YOUR GOAL
Please transcribe the data that follows without the pictures, keeping every word the same.

DATA SEGMENT

────────────────

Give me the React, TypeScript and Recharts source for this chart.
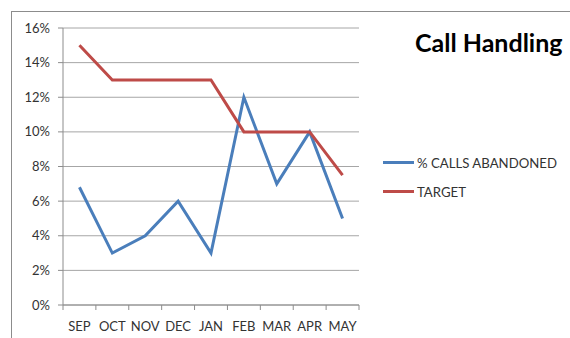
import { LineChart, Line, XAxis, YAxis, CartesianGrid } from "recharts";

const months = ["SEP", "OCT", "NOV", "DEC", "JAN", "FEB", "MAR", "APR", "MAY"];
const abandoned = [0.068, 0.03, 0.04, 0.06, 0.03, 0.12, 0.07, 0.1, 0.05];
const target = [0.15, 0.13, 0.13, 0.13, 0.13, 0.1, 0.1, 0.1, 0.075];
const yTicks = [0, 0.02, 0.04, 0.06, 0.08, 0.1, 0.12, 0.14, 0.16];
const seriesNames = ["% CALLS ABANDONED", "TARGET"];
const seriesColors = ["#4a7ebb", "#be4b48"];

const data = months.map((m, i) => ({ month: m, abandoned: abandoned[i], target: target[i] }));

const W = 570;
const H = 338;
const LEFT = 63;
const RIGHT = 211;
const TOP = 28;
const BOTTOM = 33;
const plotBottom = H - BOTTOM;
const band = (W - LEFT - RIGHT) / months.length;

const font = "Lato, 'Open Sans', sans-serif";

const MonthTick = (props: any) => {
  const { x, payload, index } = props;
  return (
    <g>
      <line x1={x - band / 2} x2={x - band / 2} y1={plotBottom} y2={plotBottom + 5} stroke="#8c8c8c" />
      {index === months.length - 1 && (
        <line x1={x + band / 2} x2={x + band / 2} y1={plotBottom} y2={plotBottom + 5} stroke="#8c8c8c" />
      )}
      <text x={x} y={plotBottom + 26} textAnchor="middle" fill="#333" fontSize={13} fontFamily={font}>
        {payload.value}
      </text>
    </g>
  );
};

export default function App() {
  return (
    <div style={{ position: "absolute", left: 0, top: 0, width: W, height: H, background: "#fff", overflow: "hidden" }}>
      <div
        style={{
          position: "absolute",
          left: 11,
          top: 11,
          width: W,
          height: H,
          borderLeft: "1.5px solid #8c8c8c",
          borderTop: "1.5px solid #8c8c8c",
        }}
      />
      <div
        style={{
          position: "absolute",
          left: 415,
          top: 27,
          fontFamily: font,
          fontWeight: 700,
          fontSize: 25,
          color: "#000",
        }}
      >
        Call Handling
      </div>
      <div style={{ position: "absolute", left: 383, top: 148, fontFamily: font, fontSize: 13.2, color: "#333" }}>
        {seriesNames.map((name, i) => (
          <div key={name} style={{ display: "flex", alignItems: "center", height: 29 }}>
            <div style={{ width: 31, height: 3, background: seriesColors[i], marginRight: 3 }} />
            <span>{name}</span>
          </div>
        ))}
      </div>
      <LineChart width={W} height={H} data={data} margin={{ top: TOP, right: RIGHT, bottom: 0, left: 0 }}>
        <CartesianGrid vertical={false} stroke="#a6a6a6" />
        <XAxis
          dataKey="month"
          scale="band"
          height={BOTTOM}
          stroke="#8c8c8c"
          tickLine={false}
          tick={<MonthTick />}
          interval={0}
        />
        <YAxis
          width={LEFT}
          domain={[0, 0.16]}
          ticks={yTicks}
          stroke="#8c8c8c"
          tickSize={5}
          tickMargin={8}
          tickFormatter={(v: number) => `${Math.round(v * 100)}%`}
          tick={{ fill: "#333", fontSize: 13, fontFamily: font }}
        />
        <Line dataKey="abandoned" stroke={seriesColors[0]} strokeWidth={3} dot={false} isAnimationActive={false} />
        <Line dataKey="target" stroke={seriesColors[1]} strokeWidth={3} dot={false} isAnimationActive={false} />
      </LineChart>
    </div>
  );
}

────────────────

RESULT
Give me the React, TypeScript and Recharts source for this chart.
import { LineChart, Line, XAxis, YAxis, CartesianGrid } from "recharts";

const months = ["SEP", "OCT", "NOV", "DEC", "JAN", "FEB", "MAR", "APR", "MAY"];
const abandoned = [0.068, 0.03, 0.04, 0.06, 0.03, 0.12, 0.07, 0.1, 0.05];
const target = [0.15, 0.13, 0.13, 0.13, 0.13, 0.1, 0.1, 0.1, 0.075];
const yTicks = [0, 0.02, 0.04, 0.06, 0.08, 0.1, 0.12, 0.14, 0.16];
const seriesNames = ["% CALLS ABANDONED", "TARGET"];
const seriesColors = ["#4a7ebb", "#be4b48"];

const data = months.map((m, i) => ({ month: m, abandoned: abandoned[i], target: target[i] }));

const W = 570;
const H = 338;
const LEFT = 63;
const RIGHT = 211;
const TOP = 28;
const BOTTOM = 33;
const plotBottom = H - BOTTOM;
const band = (W - LEFT - RIGHT) / months.length;

const font = "Lato, 'Open Sans', sans-serif";

const MonthTick = (props: any) => {
  const { x, payload, index } = props;
  return (
    <g>
      <line x1={x - band / 2} x2={x - band / 2} y1={plotBottom} y2={plotBottom + 5} stroke="#8c8c8c" />
      {index === months.length - 1 && (
        <line x1={x + band / 2} x2={x + band / 2} y1={plotBottom} y2={plotBottom + 5} stroke="#8c8c8c" />
      )}
      <text x={x} y={plotBottom + 26} textAnchor="middle" fill="#333" fontSize={13} fontFamily={font}>
        {payload.value}
      </text>
    </g>
  );
};

export default function App() {
  return (
    <div style={{ position: "absolute", left: 0, top: 0, width: W, height: H, background: "#fff", overflow: "hidden" }}>
      <div
        style={{
          position: "absolute",
          left: 11,
          top: 11,
          width: W,
          height: H,
          borderLeft: "1.5px solid #8c8c8c",
          borderTop: "1.5px solid #8c8c8c",
        }}
      />
      <div
        style={{
          position: "absolute",
          left: 415,
          top: 27,
          fontFamily: font,
          fontWeight: 700,
          fontSize: 25,
          color: "#000",
        }}
      >
        Call Handling
      </div>
      <div style={{ position: "absolute", left: 383, top: 148, fontFamily: font, fontSize: 13.2, color: "#333" }}>
        {seriesNames.map((name, i) => (
          <div key={name} style={{ display: "flex", alignItems: "center", height: 29 }}>
            <div style={{ width: 31, height: 3, background: seriesColors[i], marginRight: 3 }} />
            <span>{name}</span>
          </div>
        ))}
      </div>
      <LineChart width={W} height={H} data={data} margin={{ top: TOP, right: RIGHT, bottom: 0, left: 0 }}>
        <CartesianGrid vertical={false} stroke="#a6a6a6" />
        <XAxis
          dataKey="month"
          scale="band"
          height={BOTTOM}
          stroke="#8c8c8c"
          tickLine={false}
          tick={<MonthTick />}
          interval={0}
        />
        <YAxis
          width={LEFT}
          domain={[0, 0.16]}
          ticks={yTicks}
          stroke="#8c8c8c"
          tickSize={5}
          tickMargin={8}
          tickFormatter={(v: number) => `${Math.round(v * 100)}%`}
          tick={{ fill: "#333", fontSize: 13, fontFamily: font }}
        />
        <Line dataKey="abandoned" stroke={seriesColors[0]} strokeWidth={3} dot={false} isAnimationActive={false} />
        <Line dataKey="target" stroke={seriesColors[1]} strokeWidth={3} dot={false} isAnimationActive={false} />
      </LineChart>
    </div>
  );
}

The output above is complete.